En esto de ensayar hay ser siempre un aficionado; que el ensayista esté más entre el advenedizo de las letras y el metomentodo es saludable para el género. Es pertinente que el ensayista no tenga todas las cartas del juego de la escritura, que se sirva de sus lecturas y que le arrebate a la experiencia algunas enseñanzas que puedan escribirse con esa pasión de quien trata de encontrar un tono, una estética para su alma, que no es poca cosa.
Además para ensayar en el papel (o en la pantalla del computador) se necesita ser un quisquilloso observador de las experiencias experimentadas en carne propia por lo escrito por Bioy Casares: “Por su informalidad, el ensayo es un género para escritores maduros. Quien se abstiene de toda tentación, fácilmente evitará el error. Con digresiones, con trivialidades ocasionales y caprichos. Solamente un maestro forjará la obra de arte”. El ensayo es la casualidad escrita del aficionado, el informe de una vida a saltos y sobresaltos, de lecturas y mudanzas, de absurdos y desavenencias acumuladas durante esas travesías triviales del existir.
Mientras que el profesional va con gríngolas académicas para no desviarse y así no salirse de sus casillas, el aficionado por el contrario es un entusiasta que todavía tiene los ojos frotados de asombro y aunque lo ha visto todo (y leído casi todo) cada mañana abre los ojos y el mundo le parece siempre distinto. El aficionado sabe que un libro, una frase, un atardecer, una idea, una foto, un encuentro puede servir para escribir un ensayo. Lo que otros desechan por baladí o desabrido siempre es buen material para ensayar como me ha pasado con aquella frase de Truman Capote: “Le tengo miedo a sapos reales en jardines imaginarios”.

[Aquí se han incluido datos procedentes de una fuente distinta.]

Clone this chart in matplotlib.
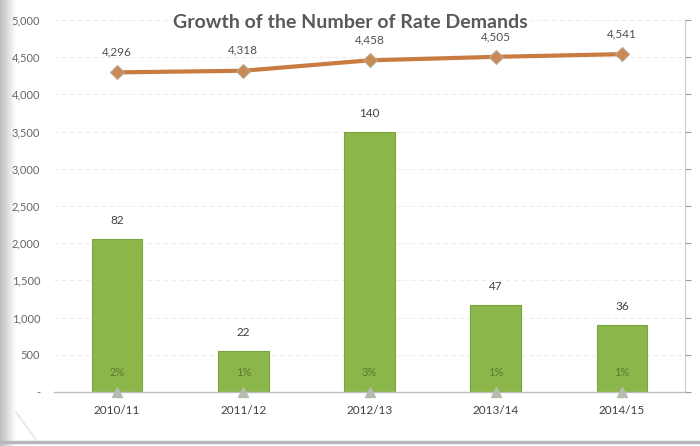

Adorno escribió: “…la más íntima ley formal del ensayo es la herejía”. Se ensaya para oponerse a esa violencia intimidante de la ortodoxia venga de donde venga y esto trae implícito mucho compromiso si uno peca de heteroentodo. Hay que ensayar, como escribía Savater, como contrapeso a la dominante sabiduría inmutable. Hay que ensayar siempre y tener claro que todo es apenas un apunte, un boceto inacabado. La aventura es saber esto e iniciar siempre un nuevo borrador.